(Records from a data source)
::::::::

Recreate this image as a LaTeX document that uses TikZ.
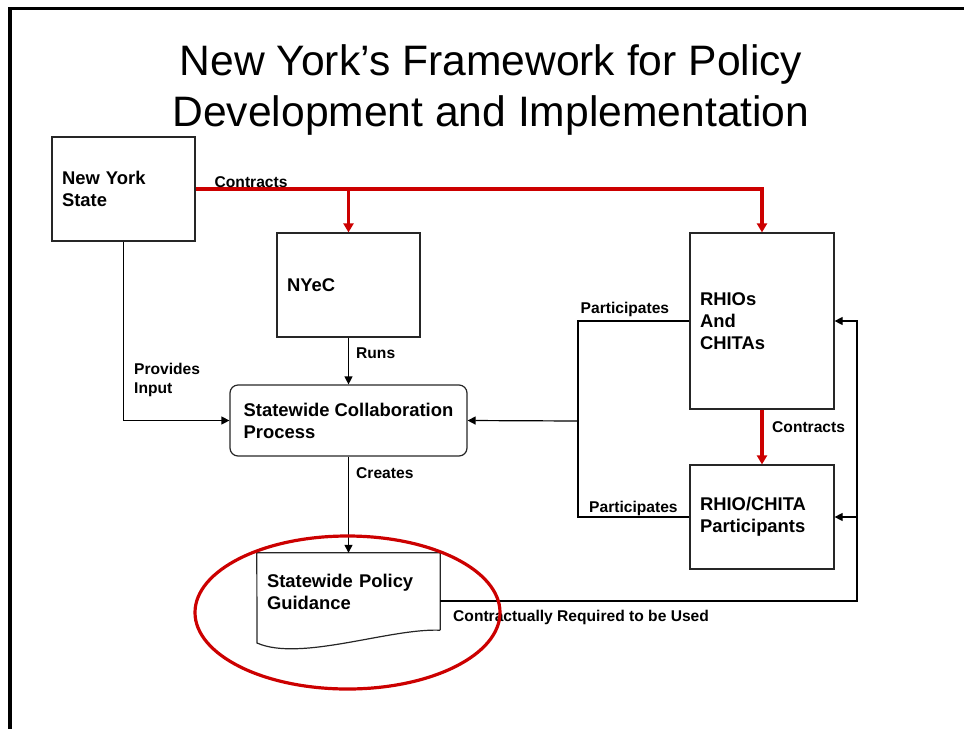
\documentclass[tikz,border=0pt]{standalone}
\usepackage{fontspec}
\setmainfont{Liberation Sans}
\usetikzlibrary{arrows.meta}

\definecolor{accent}{RGB}{204,0,0}
\newcommand\boxfont{\bfseries\fontsize{18.4}{22}\selectfont}
\newcommand\tagfont{\bfseries\fontsize{15.6}{19}\selectfont}
\newcommand\headfont{\fontsize{42.6}{50}\selectfont}

\begin{document}
\begin{tikzpicture}[x=1pt,y=-1pt,
  boxline/.style={draw=black!85, line width=1.2pt},
  stepbox/.style={boxline, align=left, font=\boxfont, inner xsep=10pt, inner ysep=0pt},
  tag/.style={font=\tagfont, anchor=base west, inner sep=0pt, align=left},
  flow/.style={draw=black, line width=1.2pt, -{Triangle[length=8pt,width=8pt]}},
  plain/.style={draw=black, line width=1.2pt},
  contract/.style={draw=accent, line width=3.4pt, -{Triangle[length=9pt,width=10pt]}},
]
\useasboundingbox (0,0) rectangle (964,729);

% frame
\draw[line width=3.8pt] (964,8.5) -- (10,8.5) -- (10,729);

% heading
\node[font=\headfont, anchor=base, inner sep=0pt] (head1) at (491,75.5) {New York’s Framework for Policy};
\node[font=\headfont, anchor=base, inner sep=0pt] (head2) at (491,126) {Development and Implementation};

% boxes
\node[stepbox, text width=123pt, minimum height=104pt] (nys) at (123.5,189) {New York\\State};
\node[stepbox, text width=123pt, minimum height=104pt] (nyec) at (348.5,285) {NYeC};
\node[stepbox, text width=124pt, minimum height=176pt] (rhio) at (762,321) {RHIOs\\And\\CHITAs};
\node[stepbox, text width=124pt, minimum height=104pt] (rhiop) at (762,517) {RHIO/CHITA\\Participants};
\node[boxline, rounded corners=8pt, align=left, font=\boxfont, minimum width=237pt, minimum height=71pt, inner sep=0pt] (scp) at (348.5,420.5) {Statewide Collaboration\\Process};
\node[align=left, font=\boxfont, text width=163pt, inner xsep=10pt, inner ysep=0pt, minimum height=77pt] (spg) at (348.5,591.5) {Statewide Policy\\Guidance};
% document outline with wavy lower edge
\draw[boxline] (spg.south east) -- (spg.north east) -- (spg.north west) -- (257,643)
  .. controls (300,662) and (390,628) .. (spg.south east);

% contracts from the State
\draw[contract] (nys.east) -| (rhio.north);
\draw[contract] (nys.east -| nyec.north) -- (nyec.north);
\node[tag] (tContracts) at (214.5,187) {Contracts};

% provides input
\draw[flow] (nys.south) |- (scp.west);
\node[tag] (tProvides) at (134,393) {Provides\\Input};

% runs
\draw[flow] (nyec.south) -- (scp.north);
\node[tag] (tRuns) at (356,358) {Runs};

% creates
\draw[flow] (scp.south) -- (spg.north);
\node[tag] (tCreates) at (356,478) {Creates};

% participation
\coordinate (pj) at (578,421);
\draw[plain] (rhio.west) -| (pj) |- (rhiop.west);
\draw[flow] (pj) -- (scp.east);
\node[tag] (tPart1) at (580.5,313) {Participates};
\node[tag] (tPart2) at (589,512.5) {Participates};

% RHIO contracts with participants
\draw[contract] (rhio.south) -- (rhiop.north);
\node[tag] (tContracts2) at (772,432.5) {Contracts};

% guidance required to be used
\coordinate (cr) at (857,601);
\draw[flow] (spg.east |- cr) -- (cr) |- (rhio.east);
\draw[flow] (cr |- rhiop.east) -- (rhiop.east);
\node[tag] (tRequired) at (453,621.5) {Contractually Required to be Used};

% highlight around the guidance
\draw[accent, line width=3.2pt] (347.5,612.5) ellipse [x radius=152.5pt, y radius=76.5pt];
\end{tikzpicture}
\end{document}
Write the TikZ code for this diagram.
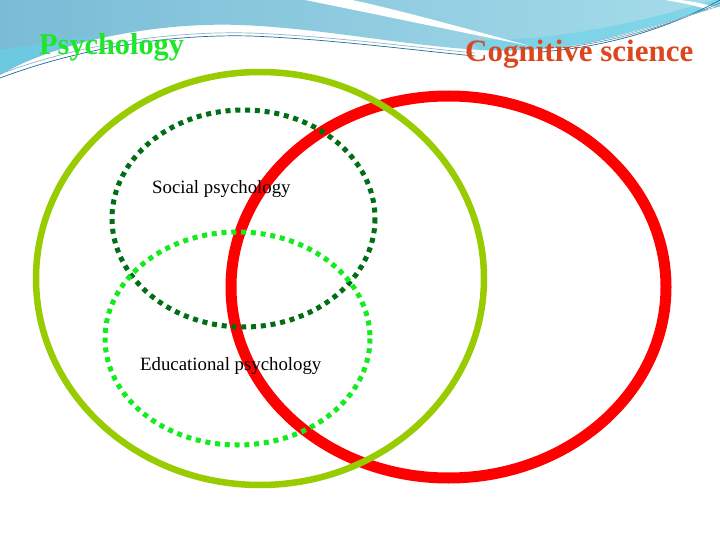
\documentclass[tikz,border=0pt]{standalone}
\usepackage{fontspec}
\setmainfont{Liberation Serif}
\definecolor{ringgreen}{RGB}{153,204,0}
\definecolor{ringred}{RGB}{255,0,0}
\definecolor{dotdark}{RGB}{0,110,20}
\definecolor{dotlight}{RGB}{20,235,30}
\definecolor{titlegreen}{RGB}{30,230,40}
\definecolor{titlered}{RGB}{220,70,30}
\definecolor{bgblueA}{RGB}{122,188,214}
\definecolor{bgblueB}{RGB}{165,220,234}
\definecolor{bgcyan}{RGB}{100,210,232}
\definecolor{tealline}{RGB}{30,110,150}
\tikzset{
  ringA/.style={draw=ringgreen, line width=6.5pt},
  ringB/.style={draw=ringred, line width=11pt},
  dotring/.style={line width=5pt, dash pattern=on 5pt off 4.8pt},
  title/.style={inner sep=0pt, anchor=base west, font=\bfseries},
  label/.style={inner sep=0pt, anchor=base west, font=\fontsize{18.8}{20}\selectfont, text=black},
  swline/.style={draw=tealline, line width=0.7pt}
}
\begin{document}
\begin{tikzpicture}[x=1pt,y=-1pt]
\useasboundingbox (0,0) rectangle (720,540);
\fill[white] (0,0) rectangle (720,540);
% background swoosh
\shade[left color=bgblueA, right color=bgblueB]
  (0,0) -- (720,0) -- (720,6)
  .. controls (690,16) and (640,30) .. (600,40)
  .. controls (570,48) and (520,52) .. (480,50)
  .. controls (400,45) and (320,28) .. (240,25)
  .. controls (160,22) and (60,40) .. (0,75) -- cycle;
\fill[bgcyan, opacity=0.6]
  (0,75) .. controls (40,52) and (70,42) .. (100,35) -- (0,50) -- cycle;
\fill[bgcyan, opacity=0.55]
  (720,6) .. controls (690,16) and (640,30) .. (600,40)
  .. controls (570,48) and (520,52) .. (480,50)
  -- (470,40) .. controls (560,42) and (650,20) .. (720,-2) -- cycle;
\fill[white]
  (305,0) .. controls (380,15) and (450,30) .. (530,46)
  .. controls (450,24) and (390,8) .. (352,0) -- cycle;
\fill[white]
  (665,0) .. controls (690,4) and (705,8) .. (720,14) -- (720,8)
  .. controls (705,4) and (690,1) .. (680,0) -- cycle;
\draw[swline] (0,78) .. controls (80,48) and (170,34) .. (250,36)
  .. controls (330,39) and (420,51) .. (475,56);
\draw[swline, draw=tealline!50] (0,74) .. controls (80,44) and (170,31) .. (250,33)
  .. controls (330,36) and (420,48) .. (475,53);
\draw[swline] (540,52) .. controls (620,46) and (680,22) .. (720,0);
\draw[swline, draw=tealline!70] (560,48) .. controls (630,40) and (685,18) .. (720,3);
\draw[swline, draw=tealline!50] (580,44) .. controls (640,34) and (690,14) .. (720,6);
% titles
\node[title, text=titlegreen, font=\bfseries\fontsize{30.3}{32}\selectfont] (psy) at (39,55) {Psychology};
\node[title, text=titlered, font=\bfseries\fontsize{31}{33}\selectfont] (cog) at (465,62) {Cognitive science};
% rings
\draw[ringB] (448.5,287) ellipse [x radius=217.5, y radius=191];
\draw[ringA] (260,278.5) ellipse [x radius=224, y radius=206.5];
\draw[dotring, draw=dotdark] (243.5,218.5) ellipse [x radius=131.5, y radius=108.5];
\draw[dotring, draw=dotlight] (237.5,338.5) ellipse [x radius=132.5, y radius=106.5];
% labels
\node[label] (soc) at (152,194) {Social psychology};
\node[label] (edu) at (140,370) {Educational psychology};
\end{tikzpicture}
\end{document}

::::::::

## Exercise instructions
Using the material above, copy every line in which the string "this" occurs.

## Task answer
Recreate this image as a LaTeX document that uses TikZ.
Write the TikZ code for this diagram.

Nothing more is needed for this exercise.